Since multiple introns offer a wider probability for generation of correct reading frames, it may be argued that the SARS and SARS-Cov2 viruses should preferably resort to the intron excision method for rapid replication over frameshift translation. In fact, influenza viruses are known to hijack host splicing machinery to process some of their own RNA (Dubois et al. 2014) as well as possess features aiding in programmed ribosomal frameshifting (Firth et al. 2012). Through subgenomic RNAs (sgRNA) quantification from the SARS-CoV2 infected people, it has been learned that transcription is repressed in asymptomatic cases compared to symptomatic cases (Wong et al. 2021). The study also revealed, higher prevalence of structural deletions in SARS-CoV2 RNAs in symptomatic cases. Together, these two observations support our hypothesis of more active transcription and splicing of the viral RNA in symptomatic cases. However, it needs to be remembered that the ssRNA genome of coronaviruses is the positive sense strand for viral protein translation (Wu et al. 2020). Therefore, excision of the introns from the initial viral particles would literally destroy the true copies of the original genetic material from the host system, thus eliminating raw material for further mutation and evolution. With this logic it is tempting to suggest the presence of a molecular switch that dictates which of the two mechanisms would be adopted by the virus for replication at a given time or tissue location. We also suggest that the presence of these combined hindrances to replication is in fact the major selective advantage to the SARS-Cov2 virus, resulting in the rapid spread of the disease. Indeed, viruses that replicate rapidly, sending the host immune systems into overdrive in a short duration are at a disadvantage, since rapid development of symptoms help elimination of infected individuals before the virus has a chance to spread in the population (Fig. 2).

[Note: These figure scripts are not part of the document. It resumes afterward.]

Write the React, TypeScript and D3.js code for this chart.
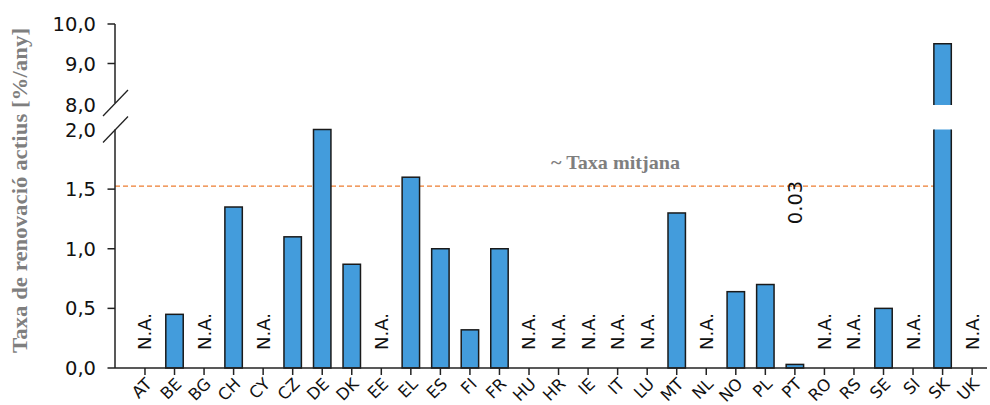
import React from "react";
import * as d3 from "d3";

const categories = ["AT","BE","BG","CH","CY","CZ","DE","DK","EE","EL","ES","FI","FR","HU","HR","IE","IT","LU","MT","NL","NO","PL","PT","RO","RS","SE","SI","SK","UK"];
// null = N.A.
const values: (number | null)[] = [null,0.45,null,1.35,null,1.1,2.0,0.87,null,1.6,1.0,0.32,1.0,null,null,null,null,null,1.3,null,0.64,0.7,0.03,null,null,0.5,null,9.5,null];
const lowerTicks = [0, 0.5, 1.0, 1.5, 2.0];
const upperTicks = [8.0, 9.0, 10.0];
const meanValue = 1.525;
const meanLabel = "~ Taxa mitjana";
const yTitle = "Taxa de renovació actius [%/any]";
const naLabel = "N.A.";
const specialLabel = { cat: "PT", text: "0.03" };

const W = 990, H = 405;
const axisX = 115;
const fmt = (v: number) => v.toFixed(1).replace(".", ",");

export default function App() {
  const x = d3.scaleBand<string>().domain(categories).range([130.2, 986.9]).paddingInner(0.41).paddingOuter(0.205);
  const yLow = d3.scaleLinear().domain([0, 2]).range([368, 129.5]);
  const yHigh = d3.scaleLinear().domain([8, 10]).range([103, 24]);
  const bw = x.bandwidth();
  const fill = "#439cdc";
  const stroke = "#1a1a1a";
  const sans = "'DejaVu Sans', Verdana, sans-serif";
  const serif = "'Liberation Serif', 'DejaVu Serif', serif";

  return (
    <svg width={W} height={H} style={{ position: "absolute", left: 0, top: 0, background: "#fff" }}>
      {/* mean line */}
      <line x1={axisX} x2={948} y1={yLow(meanValue)} y2={yLow(meanValue)} stroke="#ed7d31" strokeWidth={1.4} strokeDasharray="5,3" />
      <text x={551} y={168.5} fontFamily={serif} fontWeight="bold" fontSize={19.5} fill="#7f7f7f" textLength={129} lengthAdjust="spacingAndGlyphs">{meanLabel}</text>

      {/* bars */}
      {categories.map((c, i) => {
        const v = values[i];
        const x0 = x(c)!;
        const cx = x0 + bw / 2;
        if (v === null) {
          return (
            <text key={c} transform={`translate(${cx},331.5) rotate(-90)`} dy="0.36em" textAnchor="middle" fontFamily={sans} fontSize={18} fill="#111">{naLabel}</text>
          );
        }
        if (v > 2) {
          const yt = yHigh(v);
          const yb = yHigh(7.95);
          const lt = yLow(2.0);
          const lb = yLow(0);
          return (
            <g key={c}>
              <rect x={x0} y={yt} width={bw} height={yb - yt} fill={fill} />
              <path d={`M${x0},${yb}V${yt}H${x0 + bw}V${yb}`} fill="none" stroke={stroke} strokeWidth={1.5} />
              <rect x={x0} y={lt} width={bw} height={lb - lt} fill={fill} />
              <path d={`M${x0},${lt}V${lb}H${x0 + bw}V${lt}`} fill="none" stroke={stroke} strokeWidth={1.5} />
            </g>
          );
        }
        const yt = yLow(v);
        return <rect key={c} x={x0} y={yt} width={bw} height={yLow(0) - yt} fill={fill} stroke={stroke} strokeWidth={1.5} />;
      })}

      {/* special label */}
      <text transform={`translate(${x(specialLabel.cat)! + bw / 2},202.5) rotate(-90)`} dy="0.36em" textAnchor="middle" fontFamily={sans} fontSize={19.5} fill="#111">{specialLabel.text}</text>

      {/* y axis */}
      <line x1={axisX} x2={axisX} y1={yHigh(10)} y2={yHigh(8)} stroke="#222" strokeWidth={1.5} />
      <line x1={axisX} x2={axisX} y1={yLow(2)} y2={yLow(0)} stroke="#222" strokeWidth={1.5} />
      <line x1={103} y1={yHigh(8) + 13} x2={128} y2={yHigh(8) - 13} stroke="#222" strokeWidth={1.3} />
      <line x1={103} y1={yLow(2) + 13} x2={128} y2={yLow(2) - 13} stroke="#222" strokeWidth={1.3} />
      {upperTicks.map((t) => (
        <g key={"u" + t}>
          {t !== 8 && <line x1={107.5} x2={axisX} y1={yHigh(t)} y2={yHigh(t)} stroke="#222" strokeWidth={1.5} />}
          <text x={96} y={yHigh(t) + (t === 8 ? 2 : 0)} dy="0.36em" textAnchor="end" fontFamily={sans} fontSize={19.5} fill="#111">{fmt(t)}</text>
        </g>
      ))}
      {lowerTicks.map((t) => (
        <g key={"l" + t}>
          {t !== 2 && <line x1={107.5} x2={axisX} y1={yLow(t)} y2={yLow(t)} stroke="#222" strokeWidth={1.5} />}
          <text x={96} y={yLow(t)} dy="0.36em" textAnchor="end" fontFamily={sans} fontSize={19.5} fill="#111">{fmt(t)}</text>
        </g>
      ))}

      {/* x axis */}
      <line x1={axisX} x2={987} y1={yLow(0)} y2={yLow(0)} stroke="#222" strokeWidth={1.5} />
      {categories.map((c) => {
        const cx = x(c)! + bw / 2;
        return (
          <g key={"x" + c}>
            <line x1={cx} x2={cx} y1={yLow(0)} y2={yLow(0) + 7} stroke="#222" strokeWidth={1.5} />
            <text transform={`translate(${cx + 8},${yLow(0) + 17}) rotate(-45)`} textAnchor="end" fontFamily={sans} fontSize={16.5} fill="#111">{c}</text>
          </g>
        );
      })}

      {/* y title */}
      <text transform={`translate(27,190.5) rotate(-90)`} textAnchor="middle" fontFamily={serif} fontWeight="bold" fontSize={21} fill="#7f7f7f" textLength={325} lengthAdjust="spacingAndGlyphs">{yTitle}</text>
    </svg>
  );
}
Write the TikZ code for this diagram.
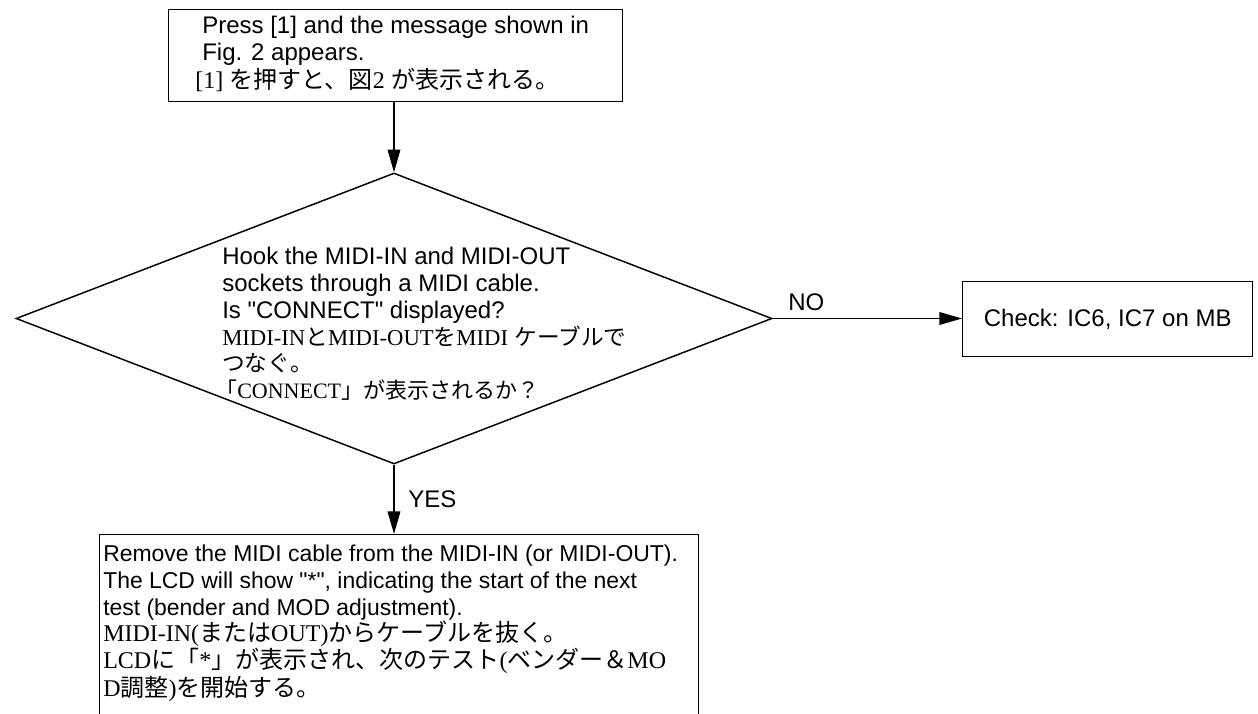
\documentclass[tikz,border=0pt]{standalone}
\usepackage{fontspec}
\setmainfont{Liberation Sans}
\newfontfamily\jpfont{Noto Sans CJK JP}
\newfontfamily\tmsfont{Liberation Serif}
\usetikzlibrary{arrows.meta,shapes.geometric}
\newcommand\JP[1]{{\jpfont #1}}
\newcommand\TM[1]{{\tmsfont #1}}
\begin{document}
\begin{tikzpicture}[x=0.75pt,y=-0.75pt,
  box/.style={draw,line width=1.1pt,inner sep=0pt,anchor=north west},
  txt/.style={anchor=base west,inner sep=0pt,font=\fontsize{18}{20}\selectfont},
  conn/.style={line width=1.1pt,-{Triangle[length=17pt,width=9.5pt]}}]
\useasboundingbox (0,0) rectangle (1258,714);
\clip (0,0) rectangle (1258,714);
% shapes
\node[box,minimum width=340.5pt,minimum height=69pt] (top) at (168,9) {};
\node[draw,line width=1.1pt,diamond,inner sep=0pt,minimum width=567pt,minimum height=218.25pt] (dia) at (394,318.5) {};
\node[box,minimum width=217.5pt,minimum height=56.25pt] (chk) at (962,281) {};
\node[box,minimum width=449.25pt,minimum height=150pt] (bot) at (99,534) {};
% connectors
\draw[conn] (dia.north |- top.south) -- (dia.north);
\draw[conn] (dia.east) -- (dia.east -| chk.west);
\draw[conn] (dia.south) -- (dia.south |- bot.north);
\node[txt] (no) at (788,310) {NO};
\node[txt] (yes) at (408,507) {YES};
% top box text
\node[txt] (t1) at (202,33) {Press [1] and the message shown in};
\node[txt] (t2) at (202,60) {Fig. 2 appears.};
\node[txt] (t3) at (195,88) {\TM{[1]} \JP{を押すと、図}\TM{2} \JP{が表示される。}};
% diamond text
\node[txt] (d1) at (222,264) {Hook the MIDI-IN and MIDI-OUT};
\node[txt] (d2) at (222,291) {sockets through a MIDI cable.};
\node[txt] (d3) at (222,318) {Is \textquotedbl CONNECT\textquotedbl{} displayed?};
\node[txt,font=\fontsize{17}{20}\selectfont] (d4) at (222,345) {\TM{MIDI-IN}\JP{と}\TM{MIDI-OUT}\JP{を}\TM{MIDI} \JP{ケーブルで}};
\node[txt,font=\fontsize{17}{20}\selectfont] (d5) at (222,371) {\JP{つなぐ。}};
\node[txt,font=\fontsize{16.5}{20}\selectfont] (d6) at (215,398) {\JP{「}\TM{CONNECT}\JP{」が表示されるか？}};
% right box text
\node[anchor=center,inner sep=0pt,font=\fontsize{18}{20}\selectfont] (c1) at (chk.center) {Check: IC6, IC7 on MB};
% bottom box text
\tikzset{btxt/.style={txt,font=\fontsize{17.2}{20}\selectfont}}
\node[btxt] (b1) at (103,561) {Remove the MIDI cable from the MIDI-IN (or MIDI-OUT).};
\node[btxt] (b2) at (103,588) {The LCD will show \textquotedbl*\textquotedbl, indicating the start of the next};
\node[btxt] (b3) at (103,615) {test (bender and MOD adjustment).};
\node[txt] (b4) at (103,641) {\TM{MIDI-IN(}\JP{または}\TM{OUT)}\JP{からケーブルを抜く。}};
\node[txt] (b5) at (103,668) {\TM{LCD}\JP{に「}\TM{*}\JP{」が表示され、次のテスト}\TM{(}\JP{ベンダー＆}\TM{MO}};
\node[txt] (b6) at (103,696) {\TM{D}\JP{調整}\TM{)}\JP{を開始する。}};
\end{tikzpicture}
\end{document}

Based on bioinformatic analyses of the SARS-Cov2 genome, we suggest that the SARS-Cov2 viral replication in host cells is strongly dependent on either a programmed frameshift translation at a specific ribosomal slippage site in the ORF1ab region or excision of introns within this region. The inherent presence of these two hindrances to viral replication appears to be the reason for its slower pace of replication, resulting in a high prevalence of asymptomatic carriers in the host population. Though our study provides an insight on molecular peculiarities of SARS-Cov2 underlying the high prevalence of asymptomatic cases, our observations are exclusively from in silico observations and require experimental testing and validation.